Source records
## START

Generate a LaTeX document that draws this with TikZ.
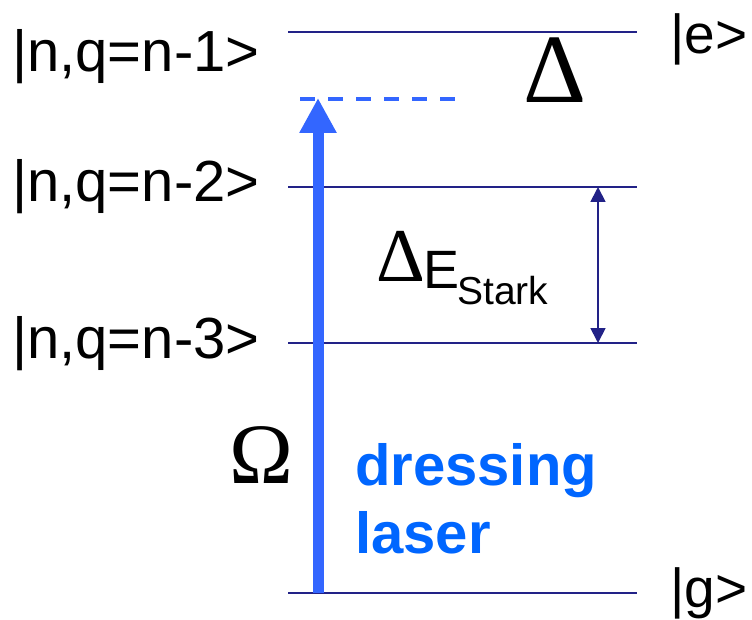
\documentclass[tikz,border=0pt]{standalone}
\usepackage{fontspec}
\setmainfont{Liberation Sans}
\newfontfamily\serifgr{Liberation Serif}
\usetikzlibrary{arrows.meta}
\definecolor{navy}{RGB}{34,34,135}
\definecolor{laserblue}{RGB}{51,102,255}
\definecolor{textblue}{RGB}{0,102,255}
\tikzset{
  level/.style={draw=navy, line width=1.8pt},
  statelbl/.style={inner sep=0pt, font=\fontsize{58}{60}\selectfont},
  sidelbl/.style={inner sep=0pt, font=\fontsize{55}{60}\selectfont},
  laserarrow/.style={draw=laserblue, line width=11pt, -{Triangle[width=35pt,length=35pt]}},
  virtual/.style={draw=laserblue, line width=4pt, dash pattern=on 15pt off 13pt},
  starkarrow/.style={draw=navy, line width=1.8pt, {Triangle[width=15pt,length=15pt]}-{Triangle[width=15pt,length=15pt]}},
}
\begin{document}
\begin{tikzpicture}[x=1pt,y=-1pt]
\useasboundingbox[fill=white] (0,0) rectangle (752,620);
% level end points
\coordinate (eL) at (288,32);  \coordinate (eR) at (637,32);
\coordinate (aL) at (288,187); \coordinate (aR) at (637,187);
\coordinate (bL) at (288,343); \coordinate (bR) at (637,343);
\coordinate (gL) at (288,593); \coordinate (gR) at (637,593);
\draw[level] (eL) -- (eR);
\draw[level] (aL) -- (aR);
\draw[level] (bL) -- (bR);
\draw[level] (gL) -- (gR);
% virtual level and laser
\coordinate (vL) at (300,99); \coordinate (vR) at (455,99);
\draw[virtual] (vL) -- (vR);
\coordinate (lasStart) at (318,593); \coordinate (lasTip) at (318,98);
\draw[laserarrow] (lasStart) -- (lasTip);
% Stark splitting arrow
\coordinate (sTop) at (598,187); \coordinate (sBot) at (598,343);
\draw[starkarrow] (sTop) -- (sBot);
% state labels
\node[statelbl, anchor=base west] (n1) at (12,72) {|n,q=n-1>};
\node[statelbl, anchor=base west] (n2) at (12,202) {|n,q=n-2>};
\node[statelbl, anchor=base west] (n3) at (12,358) {|n,q=n-3>};
\node[sidelbl, anchor=base west] (e) at (670,54) {|e>};
\node[sidelbl, anchor=base west] (g) at (670,607) {|g>};
% detuning
\node[inner sep=0pt, anchor=base, font=\serifgr\fontsize{98}{100}\selectfont] (delta) at (555,103) {Δ};
% Stark label
\node[inner sep=0pt, anchor=base, font=\serifgr\fontsize{76}{80}\selectfont] (dS) at (401,281) {Δ};
\node[inner sep=0pt, anchor=base west, font=\fontsize{54}{56}\selectfont] (E) at (423,289) {E};
\node[inner sep=0pt, anchor=base west, font=\fontsize{39}{42}\selectfont] (stark) at (457,305) {Stark};
% Rabi frequency
\node[inner sep=0pt, anchor=base, font=\serifgr\fontsize{86}{90}\selectfont] (omega) at (261,483) {Ω};
% laser label
\node[inner sep=0pt, anchor=base west, text=textblue, font=\bfseries\fontsize{58}{60}\selectfont] (dress) at (355,485) {dressing};
\node[inner sep=0pt, anchor=base west, text=textblue, font=\bfseries\fontsize{58}{60}\selectfont] (laser) at (355,553) {laser};
\end{tikzpicture}
\end{document}
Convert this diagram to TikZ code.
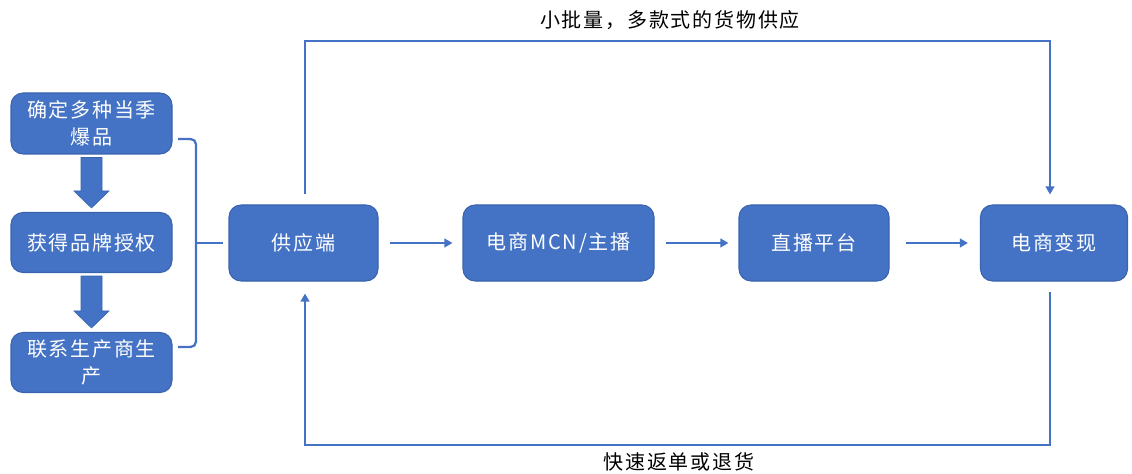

## END

**EXERCISE TASK**
Copy out every line of the material above exactly, skipping the pictures.

**TASK RESPONSE**
Generate a LaTeX document that draws this with TikZ.
\documentclass[tikz,border=0pt]{standalone}
\usepackage{fontspec}
\setmainfont{Liberation Sans}
\newfontfamily\serifgr{Liberation Serif}
\usetikzlibrary{arrows.meta}
\definecolor{navy}{RGB}{34,34,135}
\definecolor{laserblue}{RGB}{51,102,255}
\definecolor{textblue}{RGB}{0,102,255}
\tikzset{
  level/.style={draw=navy, line width=1.8pt},
  statelbl/.style={inner sep=0pt, font=\fontsize{58}{60}\selectfont},
  sidelbl/.style={inner sep=0pt, font=\fontsize{55}{60}\selectfont},
  laserarrow/.style={draw=laserblue, line width=11pt, -{Triangle[width=35pt,length=35pt]}},
  virtual/.style={draw=laserblue, line width=4pt, dash pattern=on 15pt off 13pt},
  starkarrow/.style={draw=navy, line width=1.8pt, {Triangle[width=15pt,length=15pt]}-{Triangle[width=15pt,length=15pt]}},
}
\begin{document}
\begin{tikzpicture}[x=1pt,y=-1pt]
\useasboundingbox[fill=white] (0,0) rectangle (752,620);
% level end points
\coordinate (eL) at (288,32);  \coordinate (eR) at (637,32);
\coordinate (aL) at (288,187); \coordinate (aR) at (637,187);
\coordinate (bL) at (288,343); \coordinate (bR) at (637,343);
\coordinate (gL) at (288,593); \coordinate (gR) at (637,593);
\draw[level] (eL) -- (eR);
\draw[level] (aL) -- (aR);
\draw[level] (bL) -- (bR);
\draw[level] (gL) -- (gR);
% virtual level and laser
\coordinate (vL) at (300,99); \coordinate (vR) at (455,99);
\draw[virtual] (vL) -- (vR);
\coordinate (lasStart) at (318,593); \coordinate (lasTip) at (318,98);
\draw[laserarrow] (lasStart) -- (lasTip);
% Stark splitting arrow
\coordinate (sTop) at (598,187); \coordinate (sBot) at (598,343);
\draw[starkarrow] (sTop) -- (sBot);
% state labels
\node[statelbl, anchor=base west] (n1) at (12,72) {|n,q=n-1>};
\node[statelbl, anchor=base west] (n2) at (12,202) {|n,q=n-2>};
\node[statelbl, anchor=base west] (n3) at (12,358) {|n,q=n-3>};
\node[sidelbl, anchor=base west] (e) at (670,54) {|e>};
\node[sidelbl, anchor=base west] (g) at (670,607) {|g>};
% detuning
\node[inner sep=0pt, anchor=base, font=\serifgr\fontsize{98}{100}\selectfont] (delta) at (555,103) {Δ};
% Stark label
\node[inner sep=0pt, anchor=base, font=\serifgr\fontsize{76}{80}\selectfont] (dS) at (401,281) {Δ};
\node[inner sep=0pt, anchor=base west, font=\fontsize{54}{56}\selectfont] (E) at (423,289) {E};
\node[inner sep=0pt, anchor=base west, font=\fontsize{39}{42}\selectfont] (stark) at (457,305) {Stark};
% Rabi frequency
\node[inner sep=0pt, anchor=base, font=\serifgr\fontsize{86}{90}\selectfont] (omega) at (261,483) {Ω};
% laser label
\node[inner sep=0pt, anchor=base west, text=textblue, font=\bfseries\fontsize{58}{60}\selectfont] (dress) at (355,485) {dressing};
\node[inner sep=0pt, anchor=base west, text=textblue, font=\bfseries\fontsize{58}{60}\selectfont] (laser) at (355,553) {laser};
\end{tikzpicture}
\end{document}
Convert this diagram to TikZ code.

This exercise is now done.